TASK: Nothing but the lines from the top of the data to the line holding "Chart.register(...registerables);" should be printed, word for word and both ends included; leave the pictures out.

DATASET CONTENT:
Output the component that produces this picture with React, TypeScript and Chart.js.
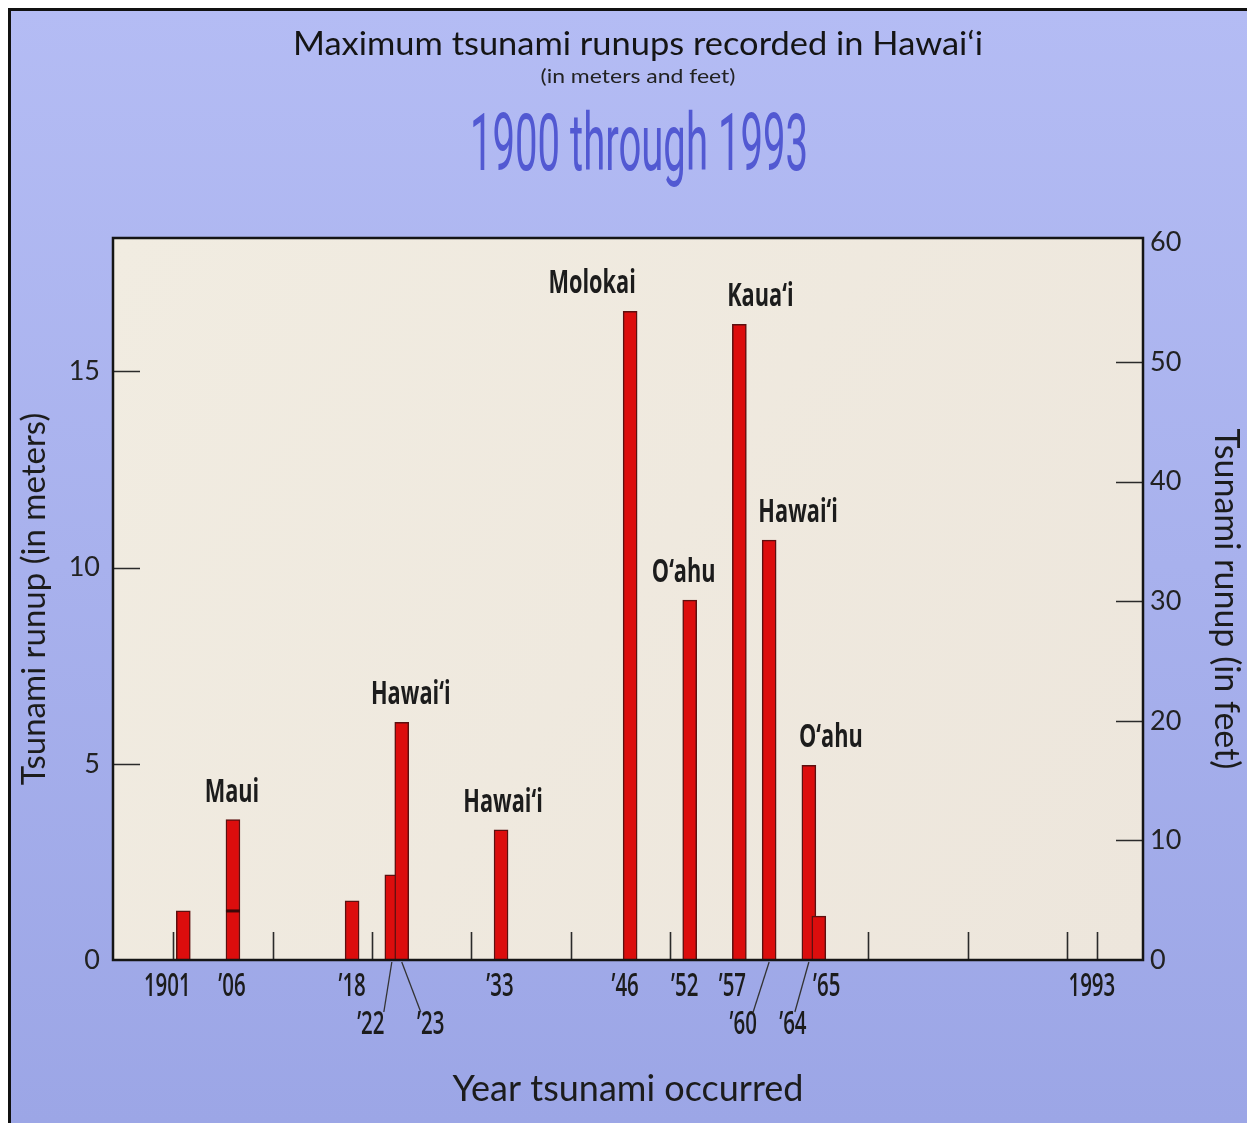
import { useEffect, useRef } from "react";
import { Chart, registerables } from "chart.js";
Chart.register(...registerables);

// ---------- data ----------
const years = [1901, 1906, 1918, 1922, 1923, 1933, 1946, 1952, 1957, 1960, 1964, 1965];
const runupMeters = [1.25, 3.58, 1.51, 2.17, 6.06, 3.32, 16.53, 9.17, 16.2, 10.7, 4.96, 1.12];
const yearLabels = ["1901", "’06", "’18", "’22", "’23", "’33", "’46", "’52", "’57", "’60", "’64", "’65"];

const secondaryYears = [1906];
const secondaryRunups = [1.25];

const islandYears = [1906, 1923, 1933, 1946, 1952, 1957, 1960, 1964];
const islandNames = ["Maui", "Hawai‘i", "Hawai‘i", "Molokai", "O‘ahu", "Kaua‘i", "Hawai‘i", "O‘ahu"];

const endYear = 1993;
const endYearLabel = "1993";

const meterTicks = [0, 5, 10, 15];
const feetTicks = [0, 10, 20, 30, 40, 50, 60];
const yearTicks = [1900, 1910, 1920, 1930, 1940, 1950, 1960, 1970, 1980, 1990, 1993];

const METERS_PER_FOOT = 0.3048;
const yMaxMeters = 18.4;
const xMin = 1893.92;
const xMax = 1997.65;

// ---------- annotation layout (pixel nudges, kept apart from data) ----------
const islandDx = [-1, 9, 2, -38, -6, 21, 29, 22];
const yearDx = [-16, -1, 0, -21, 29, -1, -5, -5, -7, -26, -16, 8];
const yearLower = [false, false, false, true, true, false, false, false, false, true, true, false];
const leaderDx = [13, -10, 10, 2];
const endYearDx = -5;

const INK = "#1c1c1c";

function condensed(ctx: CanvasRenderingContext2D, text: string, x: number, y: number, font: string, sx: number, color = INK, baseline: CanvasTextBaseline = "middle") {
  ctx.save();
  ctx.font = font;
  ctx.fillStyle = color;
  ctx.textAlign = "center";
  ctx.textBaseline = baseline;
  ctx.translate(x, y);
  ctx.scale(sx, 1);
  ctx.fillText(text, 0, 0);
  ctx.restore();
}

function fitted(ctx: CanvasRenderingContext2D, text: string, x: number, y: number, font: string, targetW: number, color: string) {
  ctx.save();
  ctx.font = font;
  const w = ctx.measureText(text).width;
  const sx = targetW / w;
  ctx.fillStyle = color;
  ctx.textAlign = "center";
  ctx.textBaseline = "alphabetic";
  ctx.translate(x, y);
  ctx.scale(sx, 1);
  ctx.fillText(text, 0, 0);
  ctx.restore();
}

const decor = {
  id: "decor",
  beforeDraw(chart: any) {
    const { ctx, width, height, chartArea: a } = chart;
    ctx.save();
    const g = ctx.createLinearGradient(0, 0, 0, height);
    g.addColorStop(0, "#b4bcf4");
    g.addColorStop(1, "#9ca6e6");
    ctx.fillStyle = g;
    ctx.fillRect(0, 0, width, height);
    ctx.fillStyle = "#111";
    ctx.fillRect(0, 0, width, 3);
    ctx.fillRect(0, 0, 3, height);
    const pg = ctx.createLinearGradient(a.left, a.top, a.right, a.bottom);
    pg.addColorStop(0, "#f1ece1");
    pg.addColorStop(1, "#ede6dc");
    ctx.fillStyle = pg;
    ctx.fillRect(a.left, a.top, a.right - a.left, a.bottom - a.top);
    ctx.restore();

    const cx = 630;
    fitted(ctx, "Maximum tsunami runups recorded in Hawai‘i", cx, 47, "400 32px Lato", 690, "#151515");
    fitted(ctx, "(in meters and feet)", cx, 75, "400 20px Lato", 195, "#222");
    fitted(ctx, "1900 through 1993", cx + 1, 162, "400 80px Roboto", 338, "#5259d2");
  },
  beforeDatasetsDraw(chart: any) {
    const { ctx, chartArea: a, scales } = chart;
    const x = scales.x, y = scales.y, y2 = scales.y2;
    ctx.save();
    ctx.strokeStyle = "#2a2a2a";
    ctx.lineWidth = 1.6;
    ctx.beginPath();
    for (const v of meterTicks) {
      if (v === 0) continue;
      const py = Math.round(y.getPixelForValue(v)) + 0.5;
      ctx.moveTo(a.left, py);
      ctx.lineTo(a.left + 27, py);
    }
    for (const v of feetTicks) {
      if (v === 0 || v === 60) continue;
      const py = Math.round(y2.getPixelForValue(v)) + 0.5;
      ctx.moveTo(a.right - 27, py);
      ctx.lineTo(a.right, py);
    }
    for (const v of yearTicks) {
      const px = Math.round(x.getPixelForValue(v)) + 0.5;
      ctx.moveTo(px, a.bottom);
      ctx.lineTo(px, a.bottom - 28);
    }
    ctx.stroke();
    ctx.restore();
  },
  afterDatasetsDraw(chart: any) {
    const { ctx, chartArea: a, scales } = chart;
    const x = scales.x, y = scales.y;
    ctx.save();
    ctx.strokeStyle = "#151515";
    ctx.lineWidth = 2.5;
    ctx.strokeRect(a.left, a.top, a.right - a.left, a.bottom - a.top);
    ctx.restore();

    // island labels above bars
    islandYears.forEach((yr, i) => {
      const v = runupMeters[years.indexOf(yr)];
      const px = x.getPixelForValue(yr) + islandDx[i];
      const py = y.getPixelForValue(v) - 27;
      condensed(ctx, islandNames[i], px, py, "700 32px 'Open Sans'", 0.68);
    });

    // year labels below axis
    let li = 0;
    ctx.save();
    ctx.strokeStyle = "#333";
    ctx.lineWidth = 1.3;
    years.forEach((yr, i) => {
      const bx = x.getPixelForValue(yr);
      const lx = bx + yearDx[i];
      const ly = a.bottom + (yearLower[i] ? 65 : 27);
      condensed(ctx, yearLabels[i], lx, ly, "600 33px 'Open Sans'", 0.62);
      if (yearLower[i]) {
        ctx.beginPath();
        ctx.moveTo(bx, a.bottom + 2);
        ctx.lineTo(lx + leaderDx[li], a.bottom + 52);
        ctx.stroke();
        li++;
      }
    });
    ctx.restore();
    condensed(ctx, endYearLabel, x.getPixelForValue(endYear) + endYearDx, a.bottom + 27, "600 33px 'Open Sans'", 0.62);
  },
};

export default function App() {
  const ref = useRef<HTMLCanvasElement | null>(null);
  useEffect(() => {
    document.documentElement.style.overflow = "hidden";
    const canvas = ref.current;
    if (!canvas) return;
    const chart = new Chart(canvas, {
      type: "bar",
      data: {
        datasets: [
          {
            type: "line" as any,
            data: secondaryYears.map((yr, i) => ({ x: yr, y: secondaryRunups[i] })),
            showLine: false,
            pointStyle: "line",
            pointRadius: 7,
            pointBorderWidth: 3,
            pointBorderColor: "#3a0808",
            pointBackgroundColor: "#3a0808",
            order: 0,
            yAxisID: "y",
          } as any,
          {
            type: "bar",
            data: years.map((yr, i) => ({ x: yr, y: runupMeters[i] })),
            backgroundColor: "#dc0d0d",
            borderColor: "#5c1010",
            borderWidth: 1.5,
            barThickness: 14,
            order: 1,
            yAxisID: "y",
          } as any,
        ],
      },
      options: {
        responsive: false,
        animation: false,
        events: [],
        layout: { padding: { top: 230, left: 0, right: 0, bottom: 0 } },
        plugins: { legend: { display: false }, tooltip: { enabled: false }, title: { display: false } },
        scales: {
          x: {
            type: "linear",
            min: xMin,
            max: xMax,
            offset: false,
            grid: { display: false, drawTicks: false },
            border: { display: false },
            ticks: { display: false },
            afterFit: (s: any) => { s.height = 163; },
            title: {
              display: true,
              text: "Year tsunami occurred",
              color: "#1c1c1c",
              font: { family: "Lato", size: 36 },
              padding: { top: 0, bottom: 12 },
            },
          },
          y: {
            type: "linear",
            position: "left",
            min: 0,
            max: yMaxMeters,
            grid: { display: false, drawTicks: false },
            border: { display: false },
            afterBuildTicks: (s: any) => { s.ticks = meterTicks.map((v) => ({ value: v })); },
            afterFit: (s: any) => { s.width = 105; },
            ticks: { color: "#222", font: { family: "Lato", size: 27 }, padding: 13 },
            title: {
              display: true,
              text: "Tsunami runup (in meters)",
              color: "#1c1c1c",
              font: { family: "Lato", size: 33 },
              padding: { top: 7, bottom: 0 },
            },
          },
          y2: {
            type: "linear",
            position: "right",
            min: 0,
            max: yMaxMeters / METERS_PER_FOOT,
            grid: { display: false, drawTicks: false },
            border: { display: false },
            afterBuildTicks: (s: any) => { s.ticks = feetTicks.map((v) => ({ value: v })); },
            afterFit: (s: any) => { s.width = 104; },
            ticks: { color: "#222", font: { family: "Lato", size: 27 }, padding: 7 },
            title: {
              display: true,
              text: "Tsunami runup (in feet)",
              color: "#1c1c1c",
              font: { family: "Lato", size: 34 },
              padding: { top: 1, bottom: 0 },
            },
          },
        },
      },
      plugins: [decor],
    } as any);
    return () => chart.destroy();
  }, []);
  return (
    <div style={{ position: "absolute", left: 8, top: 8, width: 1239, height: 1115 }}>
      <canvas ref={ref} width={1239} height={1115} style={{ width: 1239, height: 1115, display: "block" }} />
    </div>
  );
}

WRITTEN SOLUTION:
Output the component that produces this picture with React, TypeScript and Chart.js.
import { useEffect, useRef } from "react";
import { Chart, registerables } from "chart.js";
Chart.register(...registerables);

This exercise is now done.